You’re definitely not committing sin as a nurse, but it is important to try and get to mass still sometime during the weekend, and speak to your priest about it when you cannot.

LOL. Really Glenda? First of all when is scrupulosity a sin? So much for the judgment part of your disjointed rambling uncharitable diatribe.

But then I guess judgment is reserved for the self-righteous.

Typically I don’t have an issue making it to Mass. If I’m working day shift all weekend, I go to 5:00 Mass on Saturday. If I’m working evenings or nights, I go to Mass Sunday morning. Its the rare occurance when I’m working days on the weekend and have a commitment on Saturday evening that I can’t make it.

Hello Dan.

You are 100% correct. Certain professions require work 7 days of the week and all shifts: police, nurses, nursing home attendants, etc. and they are who the Vigil Masses are for and the reasons why there are Masses sometimes even in the evening on Sundays. So, no sin on Sunday if you are scheduled to work. Where sin may enter in is volunteering for a shift on Sunday when you could get your forty in other times because you’ll get double-time or some other incentive. But if you are in a position that you aren’t given a choice, then there is no sin. Read Dies Domini, it will help.

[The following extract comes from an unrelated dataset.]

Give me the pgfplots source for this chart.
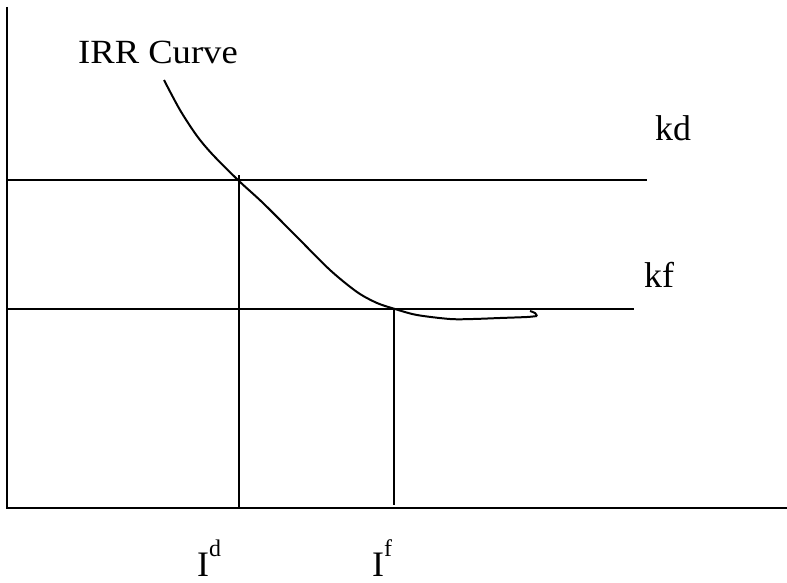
\documentclass[border=0pt]{standalone}
\usepackage{pgfplots}
\pgfplotsset{compat=1.18}
\usepackage{fontspec}
\setmainfont{Liberation Serif}

% pixel-style frame: 1 unit = 1bp, y measured downward
\begin{document}
\begin{tikzpicture}
\begin{axis}[
    scale only axis,
    width=787bp, height=583bp,
    xmin=0, xmax=787, ymin=0, ymax=583,
    y dir=reverse,
    axis lines=none,
    ticks=none,
    clip=false,
]
% axes
\addplot[black, line width=2.4pt] coordinates {(7,7) (7,508) (787,508)};
% cost of capital lines
\addplot[black, line width=2pt] coordinates {(7,180) (647,180)};
\addplot[black, line width=2pt] coordinates {(7,309) (634,309)};
% drop lines
\addplot[black, line width=2pt] coordinates {(239,175) (239,508)};
\addplot[black, line width=2pt] coordinates {(394,309) (394,505)};
% IRR curve
\addplot[black, line width=2pt, smooth] coordinates {
  (164,80) (180,110) (197,136) (213,155) (239,181)
  (263,203) (297,237) (330,270) (357,292) (377,303) (395,309)
  (417,315) (450,319) (473,319) (500,318) (527,317) (537,316)
};
\addplot[black, line width=2pt, smooth] coordinates {(537,316) (535,313) (530,311)};
% labels
\node[anchor=base west, inner sep=0pt, font=\fontsize{34}{34}\selectfont, xscale=1.08] at (axis cs:78,64) {IRR Curve};
\node[anchor=base west, inner sep=0pt, font=\fontsize{36}{36}\selectfont] at (axis cs:655,140) {kd};
\node[anchor=base west, inner sep=0pt, font=\fontsize{36}{36}\selectfont] at (axis cs:644,287) {kf};
\node[anchor=base west, font=\fontsize{36}{36}\selectfont, inner sep=0pt] at (axis cs:197,576) {I\raisebox{0.55em}{\fontsize{24}{24}\selectfont d}};
\node[anchor=base west, font=\fontsize{36}{36}\selectfont, inner sep=0pt] at (axis cs:372,576) {I\raisebox{0.55em}{\fontsize{24}{24}\selectfont f}};
\coordinate (bl) at (rel axis cs:0,0);
\coordinate (tr) at (rel axis cs:1,1);
\end{axis}
\pgfresetboundingbox
\path[use as bounding box] (bl) rectangle (tr);
\end{tikzpicture}
\end{document}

And thanks for you service to the infirm.


I wonder where people get the idea from that they can shop on Sundays? (Actually, I know it comes from priests who choose not to teach what they ought to teach, or understand what they ought to understand.) Clearly, if you shop on Sundays, others will have to do unnecessary work on Sundays and this makes the profanation of the Lord’s Day commonplace.

I think (I could be wrong) traditionally, it is only a mortal sin if the unnecessary work takes longer than two hours. Of course, if the work you do on a Sunday causes or tempts others to work it is more difficult to say when it becomes mortal.